- More rigorous NRC oversight of the 2009-2010 retrofits at the San Onofre Nuclear Generating Station might have prevented the problem with replacement steam generators (RSGs) that led to the facility’s permanent closure in 2013, according to a report from the Office of the Inspector General (OIG) of the Nuclear Regulatory Commission.
- San Onofre majority owner-operator Southern California Edison (SCE) installed the RSGs under the Title 10 Code of Federal Regulation 50.59 process, which allowed it to do the upgrade without the rigors of an operating license amendment. An unnamed former NRC deputy administrator associated with the process told the OIG that if the NRC had required the license amendment the fundamental flaw in the RSGs design might have been discovered.

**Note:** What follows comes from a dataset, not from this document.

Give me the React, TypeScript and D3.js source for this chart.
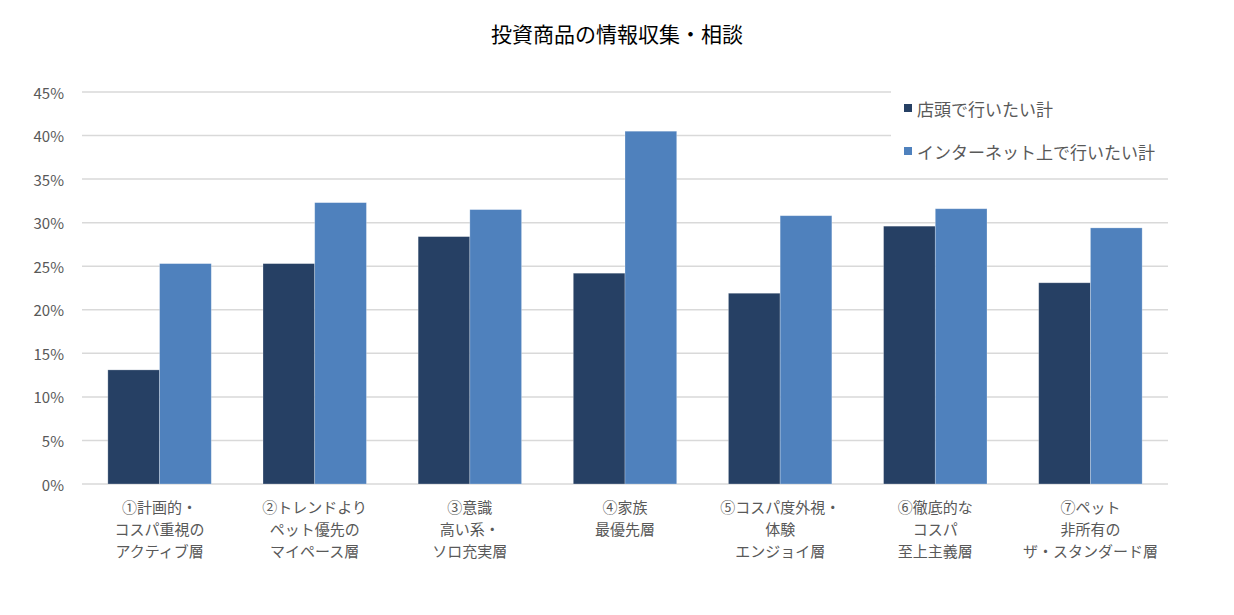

- Like-for-like replacements of components at power reactors can be made under 10 CFR 50.59 without an NRC license amendment, but the NRC and SCE say the code also allows for "similar design" retrofits, like the one done on the steam generators at San Onofre by Mitsubishi Heavy Industries, to be done without the more rigorous requirements.
The replacement steam generators installed at San Onofre used alloy 690, a material more resistant to corrosion than the alloy 600 used in the original steam generators. But alloy 690 transfers about 10% less heat. The RSGs were therefore larger and had more tubes. The tubes eventually leaked and radioactive steam escaped.
SCE, minority owner San Diego Gas & Electric, and consumer advocates The Utility Reform Network, the Office of Ratepayer Advocates, Friends of the Earth, and the Coalition of California Utility Employees recently agreed to a settlement on the allocation of costs for the closure, which will cost the utilites more than $1.4 billion.